Some good pitchers, despite being good pitchers, throw bad pitches. And there are bad pitchers, too, who throw good pitches. Both are true, and one could make an argument a Venn Diagram of the two groups may overlap significantly, and that overlapping area is the group of pitchers toeing the line between breaking out and being unusable for fantasy purposes.

It stands to reason, then, that good and bad pitchers could benefit from easing off or completely abandoning their bad pitches. It’s one thing to evaluate a pitch based on its underlying metrics — its swinging strike rate (SwStr%), its ground ball rate (GB%), its velocity, and so on. It’s another thing to evaluate the pitch objectively by looking at its weighted on-base average (wOBA) allowed, which, I hope, in an adequately large sample, can indicate a pitch’s quality regardless of its peripherals. In theory, the larger the sample size, the greater the probability a pitch’s outcomes will converge with its inputs, such that the caveat “regardless of its peripherals” doesn’t actually mean anything. Given enough pitches thrown, the aforementioned underlying metrics will adequately inform the wOBA allowed.

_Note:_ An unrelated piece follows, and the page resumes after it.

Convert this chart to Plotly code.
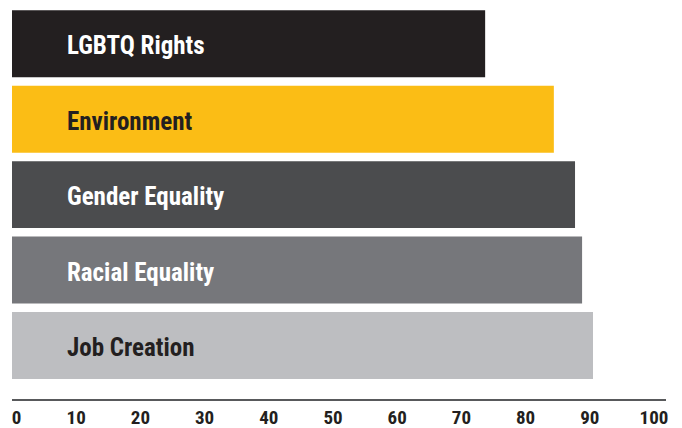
import plotly.graph_objects as go

categories = ["LGBTQ Rights", "Environment", "Gender Equality", "Racial Equality", "Job Creation"]
values = [73.7, 84.4, 87.7, 88.8, 90.5]
bar_colors = ["#231f20", "#fbbd15", "#4b4c4e", "#76777b", "#bdbec1"]
label_colors = ["#ffffff", "#231f20", "#ffffff", "#ffffff", "#231f20"]
tick_vals = [0, 10, 20, 30, 40, 50, 60, 70, 80, 90, 100]
tick_text = ["\u20070", "10", "20", "30", "40", "50", "60", "70", "80", "90", "100"]

FONT = "Roboto Condensed, Liberation Sans Narrow, sans-serif"

fig = go.Figure()
fig.add_trace(go.Bar(
    x=values, y=categories, orientation="h",
    marker=dict(color=bar_colors, line=dict(width=0)),
    hoverinfo="skip", showlegend=False,
))

for cat, col in zip(categories, label_colors):
    fig.add_annotation(
        x=0, y=cat, xref="x", yref="y", text="<b>%s</b>" % cat,
        showarrow=False, xanchor="left", xshift=53, yshift=-2,
        font=dict(family=FONT, size=25, color=col),
    )

fig.update_layout(
    width=682, height=428,
    margin=dict(l=12, r=16, t=6, b=29, pad=0),
    paper_bgcolor="white", plot_bgcolor="white",
    bargap=0.113,
    xaxis=dict(
        range=[0, 101.87], tickvals=tick_vals, ticktext=tick_text,
        showgrid=False, zeroline=False, showline=True,
        linecolor="#58595b", linewidth=1.5, ticks="",
        tickfont=dict(family=FONT, size=19, color="#231f20", weight="bold"),
        automargin=False, ticklabeloverflow="allow",
        fixedrange=True,
    ),
    yaxis=dict(
        categoryorder="array", categoryarray=categories,
        range=[4.709, -0.5], showticklabels=False,
        showgrid=False, zeroline=False, showline=False, fixedrange=True,
    ),
)

fig.write_html("out.html", config={"displayModeBar": False},
               post_script="document.body.style.margin='0';")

Using PITCHf/x data from the last two years, I looked for (1) good pitchers who throws pitches that allow (2a) extremely bad wOBAs with (2b) unusually low BABIPs. Incurring high wOBAs on low BABIPs is less than ideal; if BABIP is subject to high variance and generally converges on the league average, then a bad pitch being “lucky” by BABIP suggests things will only get worse.

This post was going to be about several pitchers, each with their own problematic pitches, but I became too passionate about this single case. This is about Dylan Bundy, his abhorrently bad four-seamer, his fantastic slider, and how much his pitch selection is suffocating his potential. Ultimately, it’s about adding by subtracting.